The climate crisis is of increasing importance in media, politics, and business, but a warmer and more polluted planet is undesirable for everyone and everything.

“Humans tend to not get excited about things until it becomes a catastrophe, but we’re long past that,” Burchfield said.

With city populations on the rise, coupled with constant urbanization and suburbanization, fewer people are able to access open or green spaces. Burchfield said that puts heightened importance on regular educational strolls at the zoo from a young age.

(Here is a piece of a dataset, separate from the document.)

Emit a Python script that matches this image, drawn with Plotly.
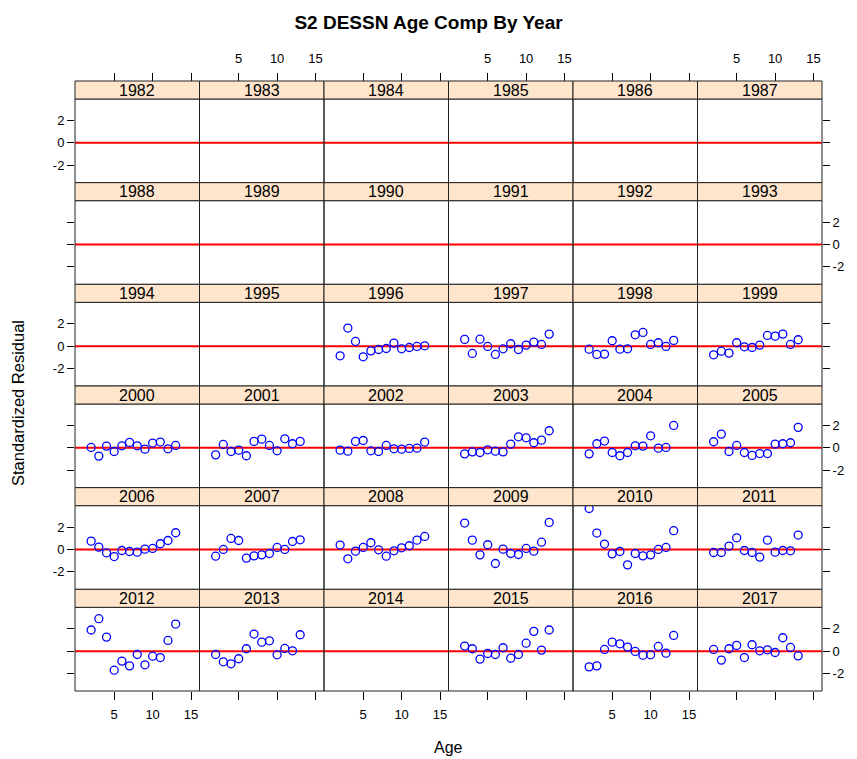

“Zoos are the eyes to nature for most young Americans — unlike 50 years ago, when we were primarily an agricultural system,” he said. “Now we are primarily an urban society and lots of kids in major cities have never experienced nature. It’s our responsibility to try to enlist young people to become stewards of what’s left of our environment and restore things back to a sustainable level.”

The long-term impact of taking away natural habits is still unclear, but a worldwide ecosystem means we still feel the ripples.

“We’re all part of a very complex food web and ecosystem worldwide, so any aspect of that breaks down has a domino effect,” Burchfield said. “Pollutants that we put into rivers, which go out into the ocean, that creates dead spots or dead zones. There’s a huge one at the mouth of the Mississippi River … that’s a 120-mile arch where nothing can grow. Everything that we do that affects the environment affects each and every one of us and all those animals that live in all those ecosystems.

“We’re just not wise enough to know what any loss of any one species represents,” he continued. “Large or small, each animal has a very critical impact on our survival. So anything we can to keep ecosystems intact we have to try.”

The zoo specializes in captive breeding strategies for rare and threatened species, including the Philippine crocodile, Jamaican iguanas, and protection and research for countless other animals.

“One of the lessons that those of us who work in biology and conservation have learned: In order to try to protect an ecosystem, we need flagship, ambassador species like tigers or elephants or golden lion marmosets from the Amazon … things that people can make a sentimental or emotional attachment with,” Burchfield said.

When asked if individuals need to be doing a lot more or if large companies had more responsibility to change actions and behavior, he said both are necessary.

“Here in Brownsville we used to have a plastic bag ordinance and people got used to the fact that they would take a multi-use bag and use it,” Burchfield said. “All of the plastic bags blowing around town disappeared. Those same plastic bags get into our food chain and into the ocean. Plastic is a problem down to the cellular level. Anything we can do to save resources is a help.”